Enclosure, Urraghry, Co. Galway
Co. Galway |
Enclosures
On a low ridge in the undulating grassland of north Galway, a collapsed ring of drystone wall traces out a near-perfect circle, roughly seventeen to eighteen metres across.
The wall has long since tumbled and become overgrown, but the outline survives well enough to read in the landscape, and two curving banks of earth and stone extend outward from the southern and western sides, possibly forming a small annexe of some kind. Small enclosures like this one are scattered across Ireland in considerable numbers, and their original purposes remain genuinely unclear in many cases; they may have served as farmsteads, stock enclosures, or something else entirely depending on period and local circumstance.
What makes this particular site a little more interesting is the cluster of features around it.

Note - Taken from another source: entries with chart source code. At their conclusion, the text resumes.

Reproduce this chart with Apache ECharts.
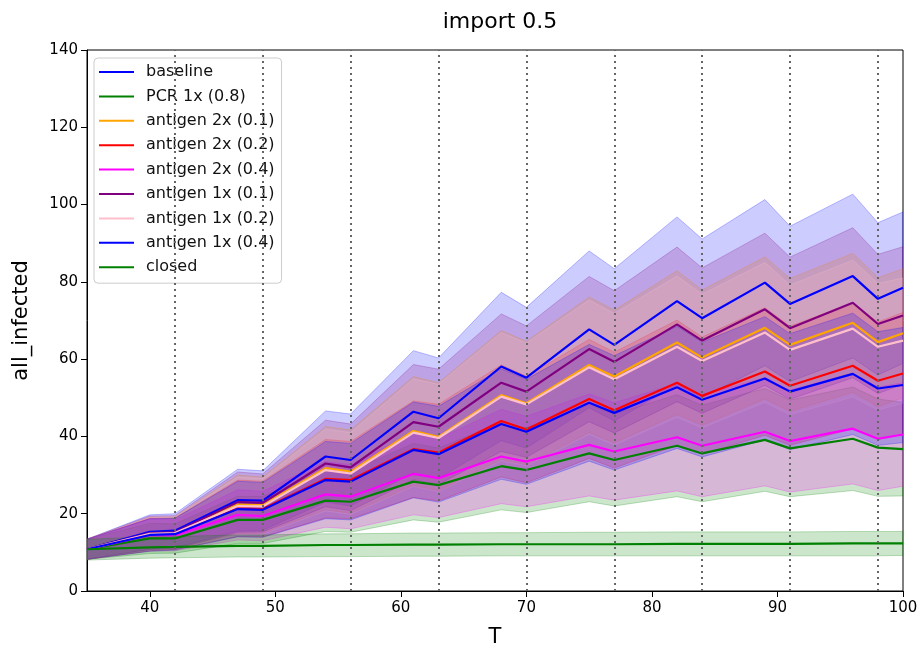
<!DOCTYPE html>
<html><head><meta charset="utf-8">
<script src="https://cdn.jsdelivr.net/npm/echarts@6/dist/echarts.min.js"></script>
<style>html,body{margin:0;padding:0;background:#fff}#c{width:918px;height:645px}</style>
</head><body><div id="c"></div>
<script>
const T = [35,40,42,47,49,54,56,61,63,68,70,75,77,82,84,89,91,96,98,100];
const xTicks = [40,50,60,70,80,90,100];
const weekLines = [42,49,56,63,70,77,84,91,98];

const baseline   = [10.8,15.3,15.6,23.5,23.4,34.8,33.9,46.4,44.7,58.1,55.2,67.7,63.7,75.0,70.6,79.8,74.3,81.5,75.6,78.5];
const baselineLo = [8.2,10.9,11.2,15.5,15.7,23.0,22.0,30.6,29.1,38.9,37.0,47.4,44.0,53.3,50.1,58.3,54.2,60.3,55.9,58.9];
const baselineHi = [13.4,19.7,20.0,31.5,31.1,46.6,45.8,62.2,60.3,77.3,73.4,88.0,83.4,96.8,91.1,101.3,94.4,102.7,95.3,98.1];

const pcr   = [10.8,13.6,13.6,18.4,18.4,23.4,23.1,28.3,27.4,32.3,31.3,35.6,33.9,37.6,35.6,39.1,36.9,39.4,37.1,36.7];
const pcrLo = [8.2,9.7,9.8,12.3,12.3,15.4,15.2,18.4,17.8,21.0,20.3,23.1,22.0,24.4,23.1,25.8,24.4,26.0,24.5,24.6];
const pcrHi = [13.4,17.5,17.4,24.5,24.5,31.4,31.0,38.2,37.0,43.6,42.3,48.1,45.8,50.8,48.1,52.4,49.4,52.8,49.7,48.8];

const ag2x01   = [10.8,14.8,15.0,22.4,22.2,31.8,30.9,41.4,39.9,50.7,48.6,58.5,55.5,64.3,60.4,68.1,63.7,69.4,64.4,66.7];
const ag2x01Lo = [8.2,10.5,10.8,14.8,14.9,21.0,20.1,27.3,25.9,34.0,32.6,41.0,38.3,45.7,42.9,49.7,46.5,51.4,47.7,50.0];
const ag2x01Hi = [13.4,19.1,19.2,30.0,29.5,42.6,41.7,55.5,53.9,67.4,64.6,76.1,72.7,82.9,77.9,86.5,80.9,87.4,81.1,83.4];

const ag2x02   = [10.8,14.6,14.8,21.4,21.2,29.0,28.7,36.7,35.8,44.0,41.8,49.7,46.8,53.9,50.5,56.8,53.1,58.3,54.4,56.3];
const ag2x02Lo = [8.2,10.4,10.7,14.1,14.0,18.9,18.7,24.2,23.3,29.5,28.0,34.3,31.8,37.7,35.4,40.3,37.7,42.0,39.2,40.5];
const ag2x02Hi = [13.4,18.8,18.9,28.7,28.4,39.2,38.7,49.2,48.3,58.5,55.6,65.1,61.8,70.1,65.7,73.3,68.5,74.6,69.6,72.1];

const ag2x04   = [10.8,14.5,14.4,19.7,19.4,25.0,24.4,30.3,29.2,34.8,33.5,37.8,36.1,39.8,37.6,41.2,38.8,42.0,39.4,40.5];
const ag2x04Lo = [8.2,10.3,10.4,13.2,13.0,16.5,16.1,19.7,19.0,22.6,21.8,24.6,23.5,25.9,24.4,27.2,25.6,27.7,26.0,27.1];
const ag2x04Hi = [13.4,18.7,18.4,26.2,25.8,33.5,32.7,40.9,39.4,47.0,45.2,51.0,48.7,53.7,50.8,55.2,52.0,56.3,52.8,53.9];

const ag1x01   = [10.8,15.0,15.2,23.0,22.8,33.0,32.0,43.7,42.5,53.9,51.6,62.6,59.3,69.0,64.8,72.9,68.0,74.6,69.1,71.3];
const ag1x01Lo = [8.2,10.7,10.9,15.2,15.3,21.8,20.8,28.8,27.6,36.1,34.6,43.8,40.9,49.0,46.0,53.2,49.6,55.2,51.1,53.5];
const ag1x01Hi = [13.4,19.4,19.5,30.8,30.3,44.2,43.2,58.6,57.4,71.7,68.6,81.4,77.7,89.0,83.6,92.6,86.4,94.0,87.1,89.1];

const ag1x02   = [10.8,14.8,15.0,22.0,21.9,31.3,30.4,41.0,39.6,50.3,48.3,57.9,54.8,63.2,59.5,66.9,62.4,67.9,63.2,64.8];
const ag1x02Lo = [8.2,10.5,10.8,14.5,14.7,20.7,19.8,27.1,25.7,33.7,32.4,40.5,37.8,44.9,42.2,48.8,45.6,50.2,46.8,48.6];
const ag1x02Hi = [13.4,19.1,19.2,29.5,29.1,41.9,41.0,54.9,53.5,66.9,64.2,75.3,71.8,81.5,76.8,85.0,79.2,85.6,79.6,81.0];

const ag1x04   = [10.8,14.5,14.7,21.2,21.0,28.7,28.3,36.5,35.4,43.2,41.2,48.7,46.1,52.7,49.5,55.0,51.6,56.2,52.4,53.3];
const ag1x04Lo = [8.2,10.3,10.6,14.0,13.9,18.7,18.4,24.1,23.0,28.9,27.6,33.6,31.3,36.9,34.7,39.1,36.6,40.5,37.7,38.4];
const ag1x04Hi = [13.4,18.7,18.8,28.4,28.1,38.7,38.2,48.9,47.8,57.5,54.8,63.8,60.9,68.5,64.4,71.0,66.6,71.9,67.1,68.2];

const closed   = [10.8,11.3,11.4,11.7,11.7,11.9,11.9,12.0,12.0,12.1,12.1,12.1,12.1,12.2,12.2,12.2,12.2,12.3,12.3,12.3];
const closedLo = [8.0,8.5,8.6,8.8,8.8,8.9,8.9,9.0,9.0,9.1,9.1,9.1,9.1,9.1,9.1,9.1,9.1,9.1,9.1,9.2];
const closedHi = [13.4,14.0,14.1,14.5,14.5,14.8,14.8,15.0,15.0,15.1,15.1,15.2,15.2,15.3,15.3,15.3,15.3,15.4,15.4,15.4];

const defs = [
  {name:'baseline',          rgb:[0,0,255],    mean:baseline, lo:baselineLo, hi:baselineHi},
  {name:'PCR 1x (0.8)',      rgb:[0,128,0],    mean:pcr,      lo:pcrLo,      hi:pcrHi},
  {name:'antigen 2x (0.1)',  rgb:[255,165,0],  mean:ag2x01,   lo:ag2x01Lo,   hi:ag2x01Hi},
  {name:'antigen 2x (0.2)',  rgb:[255,0,0],    mean:ag2x02,   lo:ag2x02Lo,   hi:ag2x02Hi},
  {name:'antigen 2x (0.4)',  rgb:[255,0,255],  mean:ag2x04,   lo:ag2x04Lo,   hi:ag2x04Hi},
  {name:'antigen 1x (0.1)',  rgb:[128,0,128],  mean:ag1x01,   lo:ag1x01Lo,   hi:ag1x01Hi},
  {name:'antigen 1x (0.2)',  rgb:[255,192,203],mean:ag1x02,   lo:ag1x02Lo,   hi:ag1x02Hi},
  {name:'antigen 1x (0.4)',  rgb:[0,0,255],    mean:ag1x04,   lo:ag1x04Lo,   hi:ag1x04Hi},
  {name:'closed',            rgb:[0,128,0],    mean:closed,   lo:closedLo,   hi:closedHi}
];
const rgba = (c,a) => `rgba(${c[0]},${c[1]},${c[2]},${a})`;

function bandRender(d){
  return function(params, api){
    if (params.dataIndex !== 0) return null;
    const top = T.map((t,j)=>api.coord([t, d.hi[j]]));
    const bot = T.map((t,j)=>api.coord([t, d.lo[j]])).reverse();
    return {type:'polygon', shape:{points: top.concat(bot)},
      style:{fill: rgba(d.rgb,0.2), stroke: rgba(d.rgb,0.25), lineWidth:1}};
  };
}

const series = [];
defs.forEach((d,i) => {
  series.push({
    type:'custom', name:'_band'+i, silent:true, z:1, clip:true,
    renderItem: bandRender(d),
    data: T.map((t,j)=>[t, d.lo[j], d.hi[j]]),
    encode:{x:0, y:[1,2]}, animation:false
  });
});
defs.forEach((d,i) => {
  series.push({
    type:'line', name:d.name, symbol:'none', z:3,
    data: T.map((t,j)=>[t, d.mean[j]]),
    lineStyle:{color:rgba(d.rgb,1), width:2.2}, itemStyle:{color:rgba(d.rgb,1)}, animation:false
  });
});
series.push({
  type:'line', name:'_weeks', data:[], z:4, silent:true,
  markLine:{symbol:'none', silent:true, label:{show:false}, animation:false,
    lineStyle:{type:[2,4], color:'#666', width:2},
    data: weekLines.map(v=>({xAxis:v}))}
});

const chart = echarts.init(document.getElementById('c'), null, {renderer:'canvas'});
chart.setOption({
  animation:false,
  backgroundColor:'#fff',
  textStyle:{fontFamily:'DejaVu Sans'},
  title:{text:'import 0.5', left:495, textAlign:'center', top:6,
    textStyle:{fontSize:22, fontWeight:'normal', color:'#000', fontFamily:'DejaVu Sans'}},
  grid:{left:87, right:15, top:50, bottom:54, outerBoundsMode:'none', containLabel:false,
    show:true, borderColor:'#000', borderWidth:1},
  legend:{
    data: defs.map(d=>d.name), orient:'vertical', left:94, top:58,
    icon:'rect', itemWidth:35, itemHeight:2, itemGap:8.4,
    padding:[6,7,8,5],
    backgroundColor:'rgba(255,255,255,0.8)', borderColor:'#cccccc', borderWidth:1, borderRadius:4,
    textStyle:{fontSize:16, lineHeight:16, color:'#111', fontFamily:'DejaVu Sans', padding:[0,0,0,7]}
  },
  xAxis:{type:'value', min:35, max:100,
    axisLine:{show:true, onZero:false, lineStyle:{color:'#000'}},
    axisTick:{show:true, length:6, customValues:xTicks, lineStyle:{color:'#000'}},
    axisLabel:{customValues:xTicks, color:'#000', fontSize:15, margin:10},
    splitLine:{show:false},
    name:'T', nameLocation:'middle', nameGap:36, nameTextStyle:{fontSize:21, color:'#000'}},
  yAxis:{type:'value', min:0, max:140, interval:20,
    axisLine:{show:true, onZero:false, lineStyle:{color:'#000'}},
    axisTick:{show:true, length:6, lineStyle:{color:'#000'}},
    axisLabel:{color:'#000', fontSize:15, margin:9},
    splitLine:{show:false},
    name:'all_infected', nameLocation:'middle', nameGap:55, nameRotate:90,
    nameTextStyle:{fontSize:21, color:'#000'}},
  series: series
});
</script>
</body></html>
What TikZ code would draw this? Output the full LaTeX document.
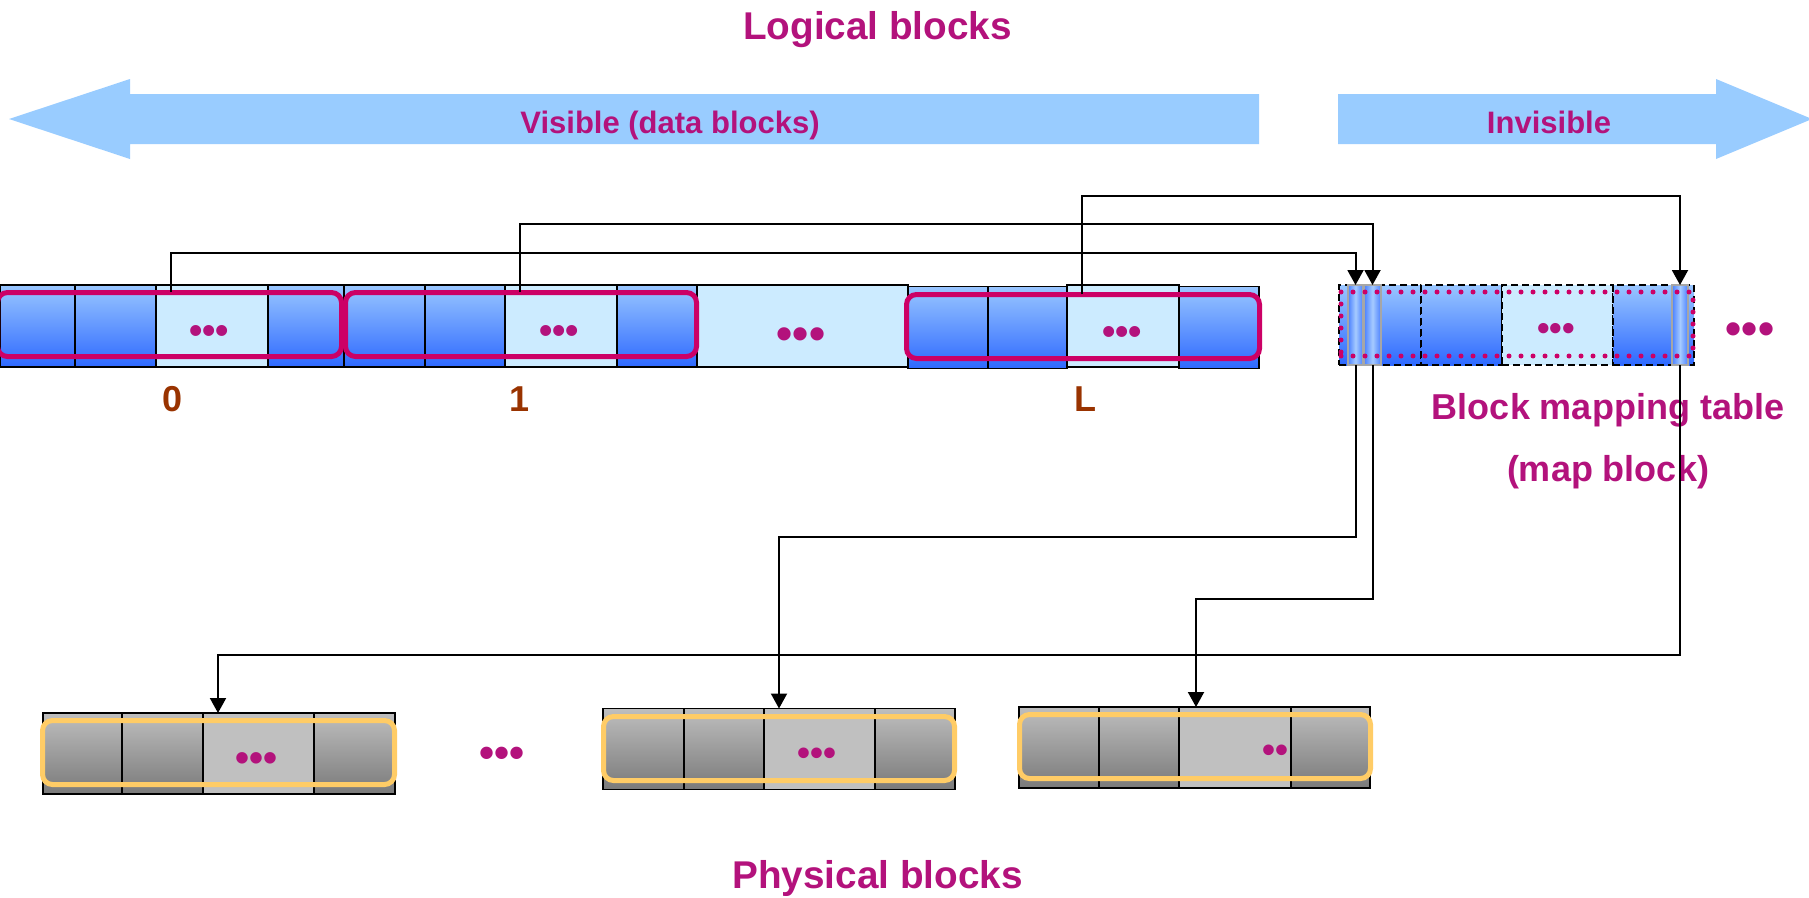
\documentclass[tikz,border=0pt]{standalone}
\usepackage{fontspec}
\setmainfont{Liberation Sans}
\usetikzlibrary{arrows.meta,calc}

\definecolor{magtext}{HTML}{B3127C}
\definecolor{boxpink}{HTML}{CC0066}
\definecolor{brownlab}{HTML}{993300}
\definecolor{arrowblue}{HTML}{99CCFF}
\definecolor{celltop}{HTML}{99C6FF}
\definecolor{cellbot}{HTML}{2E69FF}
\definecolor{celllight}{HTML}{CCEBFF}
\definecolor{stripedge}{HTML}{4A80FF}
\definecolor{stripmid}{HTML}{A6CBFF}
\definecolor{physlight}{HTML}{C0C0C0}
\definecolor{phystop}{HTML}{BEBEBE}
\definecolor{physbot}{HTML}{7A7A7A}
\definecolor{ringyellow}{HTML}{FFCC66}

\tikzset{
  cellbase/.style={inner sep=0pt, outer sep=0pt, anchor=west},
  lcell/.style={cellbase, draw=black, line width=1.2pt, minimum height=82pt},
  bluecell/.style={lcell, top color=celltop, bottom color=cellbot},
  lightcell/.style={lcell, fill=celllight},
  mcell/.style={cellbase, draw=black, line width=1.6pt, dash pattern=on 7pt off 4pt, minimum height=80pt},
  mblue/.style={mcell, top color=celltop, bottom color=cellbot},
  mlight/.style={mcell, fill=celllight},
  strip/.style={cellbase, draw=black!35, line width=1.2pt, minimum height=80pt,
    left color=stripedge, right color=stripedge, middle color=stripmid},
  pcell/.style={cellbase, draw=black, line width=1.2pt, minimum height=81pt},
  pgrey/.style={pcell, top color=phystop, bottom color=physbot},
  plight/.style={pcell, fill=physlight},
  grouping/.style={draw=boxpink, line width=5pt, rounded corners=10pt, inner sep=0pt},
  physring/.style={draw=ringyellow, line width=5pt, rounded corners=10pt, inner sep=0pt},
  maptable/.style={draw=boxpink, line width=5pt, dash pattern=on 0pt off 12pt, line cap=round, inner sep=0pt},
  conn/.style={draw=black, line width=2pt, -{Triangle[width=16pt,length=15pt]}},
  heading/.style={text=magtext, font=\fontsize{38.7}{46}\selectfont\bfseries, anchor=base, inner sep=0pt},
  bandtext/.style={text=magtext, font=\fontsize{31}{36}\selectfont\bfseries, anchor=base, inner sep=0pt},
  tabletext/.style={text=magtext, font=\fontsize{36}{42}\selectfont\bfseries, anchor=base, inner sep=0pt},
  indexlabel/.style={text=brownlab, font=\fontsize{36}{40}\selectfont\bfseries, anchor=base, inner sep=0pt},
  ellip/.style={text=magtext, inner sep=0pt, yshift={-0.24*#1},
    font=\fontsize{#1}{#1}\selectfont\bfseries},
}

% cell node: name, style, left x, right x, centre y
\newcommand\blockcell[5]{\node[#2, minimum width={#4-#3}] (#1) at (#3,#5) {};}

\begin{document}
\begin{tikzpicture}[x=1pt,y=-1pt]
\useasboundingbox (0,0) rectangle (1809,897);
\fill[white] (0,0) rectangle (1809,897);

% direction bands
\fill[arrowblue] (9,119) -- (130,79) -- (130,94) -- (1259,94) -- (1259,144)
  -- (130,144) -- (130,159) -- cycle;
\fill[arrowblue] (1338,94) -- (1716,94) -- (1716,79) -- (1812,119)
  -- (1716,159) -- (1716,144) -- (1338,144) -- cycle;

% headings and band labels
\node[heading] (logical) at (877.5,39.3) {Logical blocks};
\node[heading] (physical) at (877.5,888.3) {Physical blocks};
\node[bandtext] (visible) at (670,133) {Visible (data blocks)};
\node[bandtext] (invisible) at (1549,133) {Invisible};

% logical block row
\blockcell{l1}{bluecell}{0}{75}{326}
\blockcell{l2}{bluecell}{75}{156}{326}
\blockcell{l3}{lightcell}{156}{268}{326}
\blockcell{l4}{bluecell}{268}{344}{326}
\blockcell{l5}{bluecell}{344}{425}{326}
\blockcell{l6}{bluecell}{425}{505}{326}
\blockcell{l7}{lightcell}{505}{617}{326}
\blockcell{l8}{bluecell}{617}{697}{326}
\blockcell{lmid}{lightcell}{697}{908}{326}
\blockcell{l9}{bluecell}{908}{988}{327.5}
\blockcell{l10}{bluecell}{988}{1067}{327.5}
\blockcell{l11}{lightcell}{1067}{1179}{326}
\blockcell{l12}{bluecell}{1179}{1259}{327.5}

\node[ellip=38] (e0) at (209,325) {•••};
\node[ellip=38] (e1) at (559,325) {•••};
\node[ellip=46] (emid) at (801,328) {•••};
\node[ellip=38] (eL) at (1122,326) {•••};

% grouped logical blocks
\node[grouping, minimum width=344pt, minimum height=64pt] (g0) at (169.5,324.5) {};
\node[grouping, minimum width=351pt, minimum height=64pt] (g1) at (521,324.5) {};
\node[grouping, minimum width=353pt, minimum height=64pt] (gL) at (1083,326.5) {};

\node[indexlabel] (n0) at (173,411) {0};
\node[indexlabel] (n1) at (520,411) {1};
\node[indexlabel] (nL) at (1085,411) {L};

% block mapping table
\blockcell{m1}{mblue}{1339}{1421}{325}
\blockcell{m2}{mblue}{1421}{1502}{325}
\blockcell{m3}{mlight}{1502}{1613}{325}
\blockcell{m4}{mblue}{1613}{1694}{325}
\blockcell{s1}{strip}{1348}{1363}{325}
\blockcell{s2}{strip}{1364}{1381}{325}
\blockcell{s3}{strip}{1672}{1688}{325}
\node[maptable, minimum width=352pt, minimum height=64pt] (mapring) at (1517,324) {};
\node[ellip=36] (em) at (1556,323) {•••};
\node[ellip=46] (emore) at (1750,323) {•••};

\node[tabletext] (bmt) at (1608,419.3) {Block mapping table};
\node[tabletext] (mb) at (1608,481.7) {(map block)};

% physical blocks
\blockcell{p1a}{pgrey}{43}{122}{753.5}
\blockcell{p1b}{pgrey}{122}{203}{753.5}
\blockcell{p1c}{plight}{203}{314}{753.5}
\blockcell{p1d}{pgrey}{314}{395}{753.5}
\blockcell{p2a}{pgrey}{603}{684}{749}
\blockcell{p2b}{pgrey}{684}{764}{749}
\blockcell{p2c}{plight}{764}{875}{749}
\blockcell{p2d}{pgrey}{875}{955}{749}
\blockcell{p3a}{pgrey}{1019}{1099}{747.5}
\blockcell{p3b}{pgrey}{1099}{1179}{747.5}
\blockcell{p3c}{plight}{1179}{1291}{747.5}
\blockcell{p3d}{pgrey}{1291}{1370}{747.5}

\node[ellip=40] (ep1) at (257,752) {•••};
\node[ellip=37] (ep2) at (817,748) {•••};
\node[ellip=37] (ep3) at (1275,745) {••};
\node[ellip=43] (epm) at (502,747) {•••};

\node[physring, minimum width=352pt, minimum height=64pt] (r1) at (218.5,752.5) {};
\node[physring, minimum width=351pt, minimum height=64pt] (r2) at (779,748.5) {};
\node[physring, minimum width=351pt, minimum height=64pt] (r3) at (1195,746.5) {};

% connectors: logical blocks to map entries
\coordinate (a0) at ($(l3.north west)+(15,7)$);
\coordinate (a1) at ($(l7.north west)+(15,7)$);
\coordinate (aL) at ($(l11.north west)+(15,9)$);
\draw[conn] (a0) |- ($(s1.north)+(0,-32)$) -- (s1.north);
\draw[conn] (a1) |- ($(s2.north)+(0,-61)$) -- (s2.north);
\draw[conn] (aL) |- ($(s3.north)+(0,-89)$) -- (s3.north);

% connectors: map entries to physical blocks
\coordinate (b1) at ($(p1c.north west)+(15,0)$);
\coordinate (b2) at ($(p2c.north west)+(15,0)$);
\coordinate (b3) at ($(p3c.north west)+(17,0)$);
\draw[conn] (s1.south) -- ($(s1.south)+(0,172)$) -| (b2);
\draw[conn] (s2.south) -- ($(s2.south)+(0,234)$) -| (b3);
\draw[conn] (s3.south) -- ($(s3.south)+(0,290)$) -| (b1);
\end{tikzpicture}
\end{document}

Inside the enclosure itself sits a cist burial grave, a type of prehistoric stone-lined grave in which the body or cremated remains were placed, and another enclosure lies just a hundred metres to the north-north-west. That proximity suggests the ridge at Urraghry may have been a place of some cumulative significance over a long stretch of time, with different generations leaving their marks in the same general area rather than simply passing through. Whether the enclosure and the burial grave were contemporary with one another, or represent different phases of activity across the same patch of ground, is not something the visible remains can settle.